Que recouvre concrètement la rémunération dans une entreprise ?
Frédéric Bonneton : La rémunération, c’est le fondement du contrat de travail. À partir du moment où vous signez, vous échangez votre temps et vos compétences contre un salaire. Mais il faut aussi intégrer les rémunérations variables, comme l’intéressement et la participation, sans oublier la protection sociale : mutuelle, prévoyance, retraite.
Au final, la rémunération est à la fois le premier poste de charges fixes de la plupart des entreprises, le premier lien entre le collaborateur et l'entreprise, et un élément primordial d'attractivité, de fidélisation et de performance.
En quoi consiste une bonne politique de rémunération dans une entreprise ?
FB : Il faut d’abord définir ce qu’on peut appeler une bonne orthodoxie de rémunération en répondant à la question : « Dans votre entreprise, que rémunère le salaire fixe ? ». Vous allez ensuite définir les éléments de rémunération variable individuelle, en dehors de la rémunération variable d'équipe ou d'entreprise. Au final, une bonne politique de rémunération est une politique claire pour les collaborateurs comme pour les managers.
Aligner les rémunérations sur les stratégies de l'entreprise, est-ce que cela a un sens ?
FB : Dans mon cabinet, cela fait 27 ans que l’on se bat pour aligner les rémunérations sur les stratégies d'entreprise, alors que la rémunération correspond en général à la fonction. Il faudrait plutôt se dire : « je regarde quelle est ma contribution à la stratégie en termes de compétences et de performance ». Ce qui amène à des politiques de rémunération très différentes. L'inconvénient ? En créant une différence, il devient difficile de se comparer au marché. Mais cette altérité peut aussi attirer : « Venez chez nous, nous avons une stratégie précise et nous vous rémunérons en fonction de votre contribution à cette stratégie ». Ce message peut devenir clé en tant qu’outil de management.
Et comment faire pour s’aligner ?
FB : Au lieu de partir des objectifs qui sont corrélés à la fonction, il faut partir des objectifs qui sont corrélés à la stratégie. Prenons un exemple : la fonction d’un commercial est de faire du chiffre d'affaires. Si ma stratégie demain, c'est d'aller vers d'autres types de clients, je vais avoir du mal à le convaincre, sauf à rajouter des « surcouches » de rémunération. Mais si ma stratégie, c'est d'aller vers de nouveaux clients ou de nouvelles offres, les équipes commerciales vont naturellement suivre. Concernant la stratégie des salaires, elle devra être orientée sur les compétences utiles au projet d'entreprise.
Est-ce les salariés montrent des craintes de voir leur rémunération changer ?

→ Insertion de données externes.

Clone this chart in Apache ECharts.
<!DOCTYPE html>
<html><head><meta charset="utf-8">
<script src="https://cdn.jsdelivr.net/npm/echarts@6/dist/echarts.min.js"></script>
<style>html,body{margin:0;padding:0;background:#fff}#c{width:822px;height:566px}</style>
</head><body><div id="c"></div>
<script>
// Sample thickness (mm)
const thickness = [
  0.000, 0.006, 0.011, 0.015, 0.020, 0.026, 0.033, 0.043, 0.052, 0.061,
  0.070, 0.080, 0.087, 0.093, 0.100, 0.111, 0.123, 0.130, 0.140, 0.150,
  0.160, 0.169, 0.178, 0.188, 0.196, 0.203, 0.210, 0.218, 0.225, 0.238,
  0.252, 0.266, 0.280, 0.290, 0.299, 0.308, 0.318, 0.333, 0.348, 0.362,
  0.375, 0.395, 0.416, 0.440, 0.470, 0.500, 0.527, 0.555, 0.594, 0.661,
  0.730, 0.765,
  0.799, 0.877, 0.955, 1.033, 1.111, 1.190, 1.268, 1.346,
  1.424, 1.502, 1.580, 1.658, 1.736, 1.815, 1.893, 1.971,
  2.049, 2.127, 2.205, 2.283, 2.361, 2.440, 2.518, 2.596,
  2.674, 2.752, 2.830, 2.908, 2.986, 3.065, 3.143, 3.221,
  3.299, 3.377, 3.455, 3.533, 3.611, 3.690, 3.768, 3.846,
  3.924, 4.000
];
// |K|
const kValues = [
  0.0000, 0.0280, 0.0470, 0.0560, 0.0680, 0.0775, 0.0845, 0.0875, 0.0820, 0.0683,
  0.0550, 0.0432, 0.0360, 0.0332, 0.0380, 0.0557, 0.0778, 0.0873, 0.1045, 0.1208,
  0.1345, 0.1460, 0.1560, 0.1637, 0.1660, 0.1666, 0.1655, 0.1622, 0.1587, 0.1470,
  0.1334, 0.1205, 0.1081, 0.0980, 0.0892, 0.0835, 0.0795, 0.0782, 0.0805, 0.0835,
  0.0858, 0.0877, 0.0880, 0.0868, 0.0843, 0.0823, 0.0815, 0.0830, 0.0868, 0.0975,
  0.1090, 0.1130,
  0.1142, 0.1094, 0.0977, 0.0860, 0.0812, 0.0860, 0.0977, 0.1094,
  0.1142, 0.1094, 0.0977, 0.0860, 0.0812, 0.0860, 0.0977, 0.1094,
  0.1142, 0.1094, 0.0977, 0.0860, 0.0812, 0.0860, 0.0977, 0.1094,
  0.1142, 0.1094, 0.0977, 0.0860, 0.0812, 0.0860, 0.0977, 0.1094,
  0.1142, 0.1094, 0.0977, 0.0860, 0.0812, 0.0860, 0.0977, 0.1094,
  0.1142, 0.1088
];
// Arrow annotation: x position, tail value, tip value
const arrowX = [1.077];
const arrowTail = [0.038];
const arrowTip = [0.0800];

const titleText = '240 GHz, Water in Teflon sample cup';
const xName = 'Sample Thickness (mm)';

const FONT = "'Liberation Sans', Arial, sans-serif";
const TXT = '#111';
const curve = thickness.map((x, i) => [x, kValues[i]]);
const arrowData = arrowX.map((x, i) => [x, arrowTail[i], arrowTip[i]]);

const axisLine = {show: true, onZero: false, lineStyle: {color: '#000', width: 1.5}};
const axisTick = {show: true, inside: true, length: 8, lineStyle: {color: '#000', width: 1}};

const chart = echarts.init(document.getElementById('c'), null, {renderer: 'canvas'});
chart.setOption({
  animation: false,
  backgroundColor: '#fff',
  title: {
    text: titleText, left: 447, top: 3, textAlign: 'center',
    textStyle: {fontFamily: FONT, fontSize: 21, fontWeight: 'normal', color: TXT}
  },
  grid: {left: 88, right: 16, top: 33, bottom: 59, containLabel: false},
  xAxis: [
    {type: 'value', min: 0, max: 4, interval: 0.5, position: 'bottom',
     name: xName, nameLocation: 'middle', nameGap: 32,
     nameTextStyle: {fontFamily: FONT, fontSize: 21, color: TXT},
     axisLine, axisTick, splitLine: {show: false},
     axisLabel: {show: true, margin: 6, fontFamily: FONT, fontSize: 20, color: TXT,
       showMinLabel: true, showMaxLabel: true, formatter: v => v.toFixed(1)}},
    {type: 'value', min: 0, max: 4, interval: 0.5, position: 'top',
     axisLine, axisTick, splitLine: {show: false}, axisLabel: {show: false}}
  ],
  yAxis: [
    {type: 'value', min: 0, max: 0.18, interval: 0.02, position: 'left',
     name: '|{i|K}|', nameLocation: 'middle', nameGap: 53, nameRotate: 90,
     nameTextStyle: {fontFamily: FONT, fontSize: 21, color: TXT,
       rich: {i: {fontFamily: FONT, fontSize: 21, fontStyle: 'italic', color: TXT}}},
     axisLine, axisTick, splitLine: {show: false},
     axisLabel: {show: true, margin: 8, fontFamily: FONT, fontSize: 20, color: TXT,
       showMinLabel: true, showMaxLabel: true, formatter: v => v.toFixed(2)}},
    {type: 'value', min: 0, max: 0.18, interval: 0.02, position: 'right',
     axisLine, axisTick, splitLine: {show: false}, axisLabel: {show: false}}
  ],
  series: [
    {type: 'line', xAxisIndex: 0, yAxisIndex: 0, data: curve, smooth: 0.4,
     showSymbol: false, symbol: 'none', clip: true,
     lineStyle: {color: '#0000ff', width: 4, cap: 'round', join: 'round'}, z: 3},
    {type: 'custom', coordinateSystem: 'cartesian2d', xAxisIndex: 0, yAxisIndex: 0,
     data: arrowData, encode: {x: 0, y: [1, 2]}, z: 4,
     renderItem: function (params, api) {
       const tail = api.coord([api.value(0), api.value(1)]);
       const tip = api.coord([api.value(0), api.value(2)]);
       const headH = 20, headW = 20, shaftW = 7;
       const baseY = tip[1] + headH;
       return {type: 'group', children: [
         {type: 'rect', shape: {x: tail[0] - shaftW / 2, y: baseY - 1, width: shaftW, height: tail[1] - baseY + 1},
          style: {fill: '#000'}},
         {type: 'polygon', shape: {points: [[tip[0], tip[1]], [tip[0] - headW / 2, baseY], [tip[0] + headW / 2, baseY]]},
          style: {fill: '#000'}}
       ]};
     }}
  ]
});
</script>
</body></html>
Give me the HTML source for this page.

FB : Quand on va voir des collaborateurs en leur disant que le système de rémunération va changer, il y a toujours cette crainte. Pour la gommer, il faut d’abord écouter les collaborateurs via des groupes d'expression. Il faut aussi intégrer dans nos propositions les croyances collectives qui existent au sein de l’entreprise : « Si tu ne dis rien, tu ne seras pas augmenté », « l’entreprise ne prévoit des augmentations qu’une fois tous les trois ans »…
Quelles sont les clés du succès d'une rémunération liée à la performance ?
FB : Il y a trois clés :
- Il faut que ce soit lisible.
- En tant collaborateur, il faut que je puisse avoir un impact dessus.
- Il faut que la rémunération soit à la hauteur de l'effort que vous allez me demander.
L'intéressement aux performances peut-il concerner des entreprises de toutes tailles et tous secteurs d'activité ?
FB : L’intéressement vient de la loi ; il peut donc s’appliquer partout. S’il ne s'applique pas beaucoup aux PME, c'est sans doute par manque de connaissance ou de compréhension du sujet. C’est dommage parce que l’intéressement est d’abord un outil de management : on peut l’associer à des objectifs de performance par équipes. C'est un véritable un outil de rémunération qui en plus, dans le cadre de la loi, permet d'aller jusqu'à 20 % de la masse des salaires sans charges sociales. L’intéressement peut donc concerner toutes les entreprises et tous les secteurs d’activité. Mieux, il DOIT.